### Written problem
Every line of the material is to be quoted verbatim, minus the pictures.

### Data
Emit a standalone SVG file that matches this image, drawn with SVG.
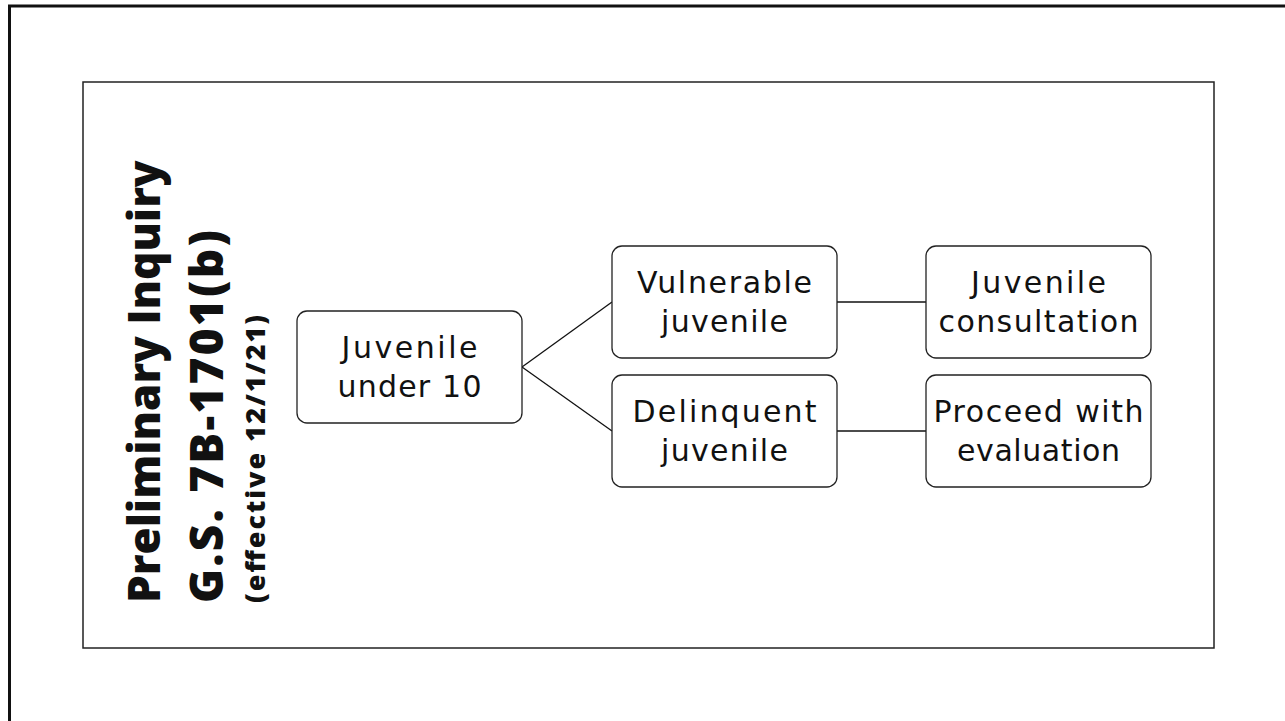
<svg xmlns="http://www.w3.org/2000/svg" width="1285" height="721" viewBox="0 0 1285 721">
<style>
.node rect{fill:#fff;stroke:#222;stroke-width:1.3}
.node text{font-family:"DejaVu Sans",Lato,sans-serif;font-size:30px;fill:#111;text-anchor:middle}
.conn line{stroke:#111;stroke-width:1.3}
.title text{font-family:"Open Sans",Lato,sans-serif;font-weight:800;fill:#111}
</style>
<rect x="0" y="0" width="1285" height="721" fill="#fff"/>
<rect id="outer-frame" x="9.5" y="6" width="1300" height="740" fill="none" stroke="#111" stroke-width="3"/>
<rect id="inner-frame" x="83" y="82" width="1131" height="566" fill="none" stroke="#222" stroke-width="1.5"/>
<g id="title" class="title">
<text transform="translate(160,603) rotate(-90)" font-size="44">Preliminary Inquiry</text>
<text transform="translate(223,603) rotate(-90)" font-size="46" textLength="373" lengthAdjust="spacing">G.S. 7B-1701(b)</text>
<text transform="translate(265,603) rotate(-90)" font-size="27" textLength="288" lengthAdjust="spacing">(effective 12/1/21)</text>
</g>
<g id="connectors" class="conn">
<line x1="522" y1="367" x2="612" y2="302"/>
<line x1="522" y1="367" x2="612" y2="431"/>
<line x1="837" y1="302" x2="926" y2="302"/>
<line x1="837" y1="431" x2="926" y2="431"/>
</g>
<g id="n-under10" class="node">
<rect x="297" y="311" width="225" height="112" rx="10"/>
<text x="409.5" y="358" textLength="136" lengthAdjust="spacing">Juvenile</text>
<text x="409.5" y="397" textLength="144" lengthAdjust="spacing">under 10</text>
</g>
<g id="n-vulnerable" class="node">
<rect x="612" y="246" width="225" height="112" rx="10"/>
<text x="724.5" y="293" textLength="175" lengthAdjust="spacing">Vulnerable</text>
<text x="724.5" y="332" textLength="127" lengthAdjust="spacing">juvenile</text>
</g>
<g id="n-delinquent" class="node">
<rect x="612" y="375" width="225" height="112" rx="10"/>
<text x="724.5" y="422" textLength="184" lengthAdjust="spacing">Delinquent</text>
<text x="724.5" y="461" textLength="127" lengthAdjust="spacing">juvenile</text>
</g>
<g id="n-consultation" class="node">
<rect x="926" y="246" width="225" height="112" rx="10"/>
<text x="1038.5" y="293" textLength="135" lengthAdjust="spacing">Juvenile</text>
<text x="1038.5" y="332" textLength="200" lengthAdjust="spacing">consultation</text>
</g>
<g id="n-proceed" class="node">
<rect x="926" y="375" width="225" height="112" rx="10"/>
<text x="1038.5" y="422" textLength="210" lengthAdjust="spacing">Proceed with</text>
<text x="1038.5" y="461" textLength="163" lengthAdjust="spacing">evaluation</text>
</g>
</svg>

### Response below
Emit a standalone SVG file that matches this image, drawn with SVG.
<svg xmlns="http://www.w3.org/2000/svg" width="1285" height="721" viewBox="0 0 1285 721">
<style>
.node rect{fill:#fff;stroke:#222;stroke-width:1.3}
.node text{font-family:"DejaVu Sans",Lato,sans-serif;font-size:30px;fill:#111;text-anchor:middle}
.conn line{stroke:#111;stroke-width:1.3}
.title text{font-family:"Open Sans",Lato,sans-serif;font-weight:800;fill:#111}
</style>
<rect x="0" y="0" width="1285" height="721" fill="#fff"/>
<rect id="outer-frame" x="9.5" y="6" width="1300" height="740" fill="none" stroke="#111" stroke-width="3"/>
<rect id="inner-frame" x="83" y="82" width="1131" height="566" fill="none" stroke="#222" stroke-width="1.5"/>
<g id="title" class="title">
<text transform="translate(160,603) rotate(-90)" font-size="44">Preliminary Inquiry</text>
<text transform="translate(223,603) rotate(-90)" font-size="46" textLength="373" lengthAdjust="spacing">G.S. 7B-1701(b)</text>
<text transform="translate(265,603) rotate(-90)" font-size="27" textLength="288" lengthAdjust="spacing">(effective 12/1/21)</text>
</g>
<g id="connectors" class="conn">
<line x1="522" y1="367" x2="612" y2="302"/>
<line x1="522" y1="367" x2="612" y2="431"/>
<line x1="837" y1="302" x2="926" y2="302"/>
<line x1="837" y1="431" x2="926" y2="431"/>
</g>
<g id="n-under10" class="node">
<rect x="297" y="311" width="225" height="112" rx="10"/>
<text x="409.5" y="358" textLength="136" lengthAdjust="spacing">Juvenile</text>
<text x="409.5" y="397" textLength="144" lengthAdjust="spacing">under 10</text>
</g>
<g id="n-vulnerable" class="node">
<rect x="612" y="246" width="225" height="112" rx="10"/>
<text x="724.5" y="293" textLength="175" lengthAdjust="spacing">Vulnerable</text>
<text x="724.5" y="332" textLength="127" lengthAdjust="spacing">juvenile</text>
</g>
<g id="n-delinquent" class="node">
<rect x="612" y="375" width="225" height="112" rx="10"/>
<text x="724.5" y="422" textLength="184" lengthAdjust="spacing">Delinquent</text>
<text x="724.5" y="461" textLength="127" lengthAdjust="spacing">juvenile</text>
</g>
<g id="n-consultation" class="node">
<rect x="926" y="246" width="225" height="112" rx="10"/>
<text x="1038.5" y="293" textLength="135" lengthAdjust="spacing">Juvenile</text>
<text x="1038.5" y="332" textLength="200" lengthAdjust="spacing">consultation</text>
</g>
<g id="n-proceed" class="node">
<rect x="926" y="375" width="225" height="112" rx="10"/>
<text x="1038.5" y="422" textLength="210" lengthAdjust="spacing">Proceed with</text>
<text x="1038.5" y="461" textLength="163" lengthAdjust="spacing">evaluation</text>
</g>
</svg>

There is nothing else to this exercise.